When I run force-l2ps ./l1/ukraine/T35UPS/S2A_MSIL1C_20220222T092031_N0400_R093_T35UPS_20220222T113539.SAFE/ ./param/param-ukraine.prm
I get:
Next week I'll maybe try it on another machine.
The second call is correct. I will need to look at this image and check whether I can reproduce this here...
yep, there was a tiny bug indeed. Can you try again? It should work now
Well, now it does something with the above output options, but there still seems to be an error with tiling:
force-l2ps ./l1/ukraine/T36UUA/S2A_MSIL1C_20220213T085051_N0400_R107_T36UUA_20220213T094348.SAFE/ ./param/param-ukraine.prm
dc: 32.14%. wc: 3.81%. sc: 6.63%. cc: 0.59%. AOD: 0.1211. # of targets: 92/540.
Error creating file /data_hdd/force/l2/ukraine/X0011_Y0036/20220213_LEVEL2_SEN2A_QAI.tif. Error creating file /data_hdd/force/l2/ukraine/X0011_Y0036/20220213_LEVEL2_SEN2A_BOA.tif.
...
error in cubing Level 2 products
Tiling images failed! Error in geometric module.
Only lock files are produced.
Custom GDAL options used?
With opening up the settings, there is no guarantee anymore that files can be created... I have observed this when playing around with the block sizes. Not all were accepted by GDAL.

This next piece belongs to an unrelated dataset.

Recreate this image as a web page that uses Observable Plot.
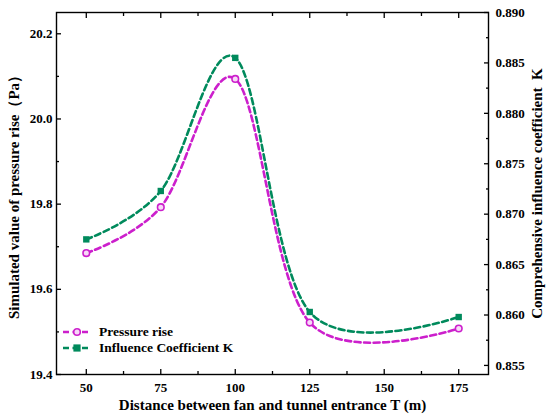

I used these exact settings with gdal_translate
. But wait: I think now the other issue with the custom compilation kicks in. I forgot that the system gdal does not support ZSTD, so I have to link my conda env during compilation... Sorry for the noise.
Ok, now I got it working. The files turn out to have exactly the desired settings. A bit unexpected, but the processing time went up for me, compared to LZW (150s vs 120s on avg). I expect this is due to the small tile size of 128 pixels.
So essentially I can confirm this is good to go.
I just merged the branch into develop. This feature is now officially available and will sip into the main branch soon, too.
Thanks for your input again! David
Hi! I would like to save my L2 processing output as DEFLATE compressed tifs with a block size of 256x256 (instead of one wide strip) and horizontal differencing. Is that possible, and if yes, how?